Ukraine’s largest steelmaker and iron ore miner Metinvest (METINV) reported EBITDA of USD 813 mln in 9M15 (-63% yoy), according to its trading update published on Dec. 7. The decline was the result of a drastic deterioration in selling prices of all its products, as well as 17% yoy and 3% yoy lower volume sales in its metallurgical and mining segments respectively. A 32% year-to-date hryvnia depreciation softened the hit against Metinvest’s earnings that was inflicted by a plunge in global steel and iron ore product prices.
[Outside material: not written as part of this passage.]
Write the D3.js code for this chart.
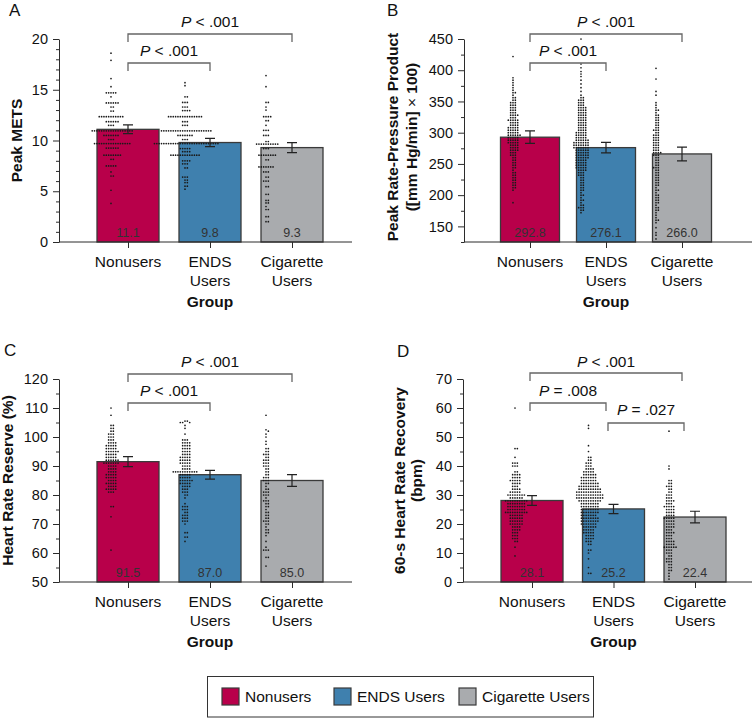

Metinvest estimated a positive impact of the devaluation at USD 886 mln on its EBITDA in 9M15, which exceeds its actual reported EBITDA. Regarding the company’s numbers, savings on lower prices for natural gas of USD 72 mln were more than offset by hiked electricity rates, causing additional expenses of USD 127 mln during the period.

 

In 3Q15, Metinvest’s EBITDA declined 31% qoq to 193 mln.

 

Disclosing its financial performance after the report’s period of 9M15, Metinvest reported its October EBITDA was almost at the breakeven level of USD 2 mln, after USD 27 mln in September. 

 

The holding’s CapEx fell 53% yoy to USD 191 mln in 9M15, which implies investments of USD 74 mln in 3Q15 (down 6% qoq). Its key investment projects included the overhaul of blast furnace No. 3 at Azovstal, the reconstruction of the sinter plant at Ilyich Steel, the construction of a PCI at Yenakiyeve Steel, as well as the construction of a deep-quarry crusher & conveyor system at both the Northern and Inhulets ore enrichment plants.

 

Metivest reported it finally signed a standstill agreement with banks on Dec.1 that will extend until Jan. 31, 2016. At the same time, discussions are ongoing on a restructuring proposal that the company submitted to both the banks and bondholders at the end of November, the company said.

 

The holding’s cash position as of end-September stood at USD 198 mln, which decreased to USD 150 mln as of end-October. Total debt-to-EBITDA as of end-September worsened to 2.3x vs. 1.9x as of June 2015.

 

Roman Topolyuk: The crucial number in the trading update is the company’s near-zero EBITDA for October, which summarizes its current financial performance and offers a hint on what EBITDA could be in 4Q15. Slab prices have decreased 12% since October to USD 225/t, billet prices have decreased 4% during the period to USD 267/t (FOB, Black Sea port), and iron ore fines prices have fallen by a third to USD 39/t in China (CFR basis). Despite certain margins (up to 30-40/t) still being possible in selling long products (both semis and finished long steel generated 13% of revenue in 9M15), Metinvest will likely report negative consolidated EBITDA in 4Q15. Without a rebound in steel prices (which we think is impossible during the next several quarters) or substantial hryvnia devaluation, Metinvest won’t be able to return to positive EBITDA.

 

In the current market circumstances, Metinvest has very limited, if any, ability to pay interest. So capitalizing interest payments will be a substantial focus of its negotiations with creditors, we believe. We reiterate our negative view on Metinvest’s Eurobonds.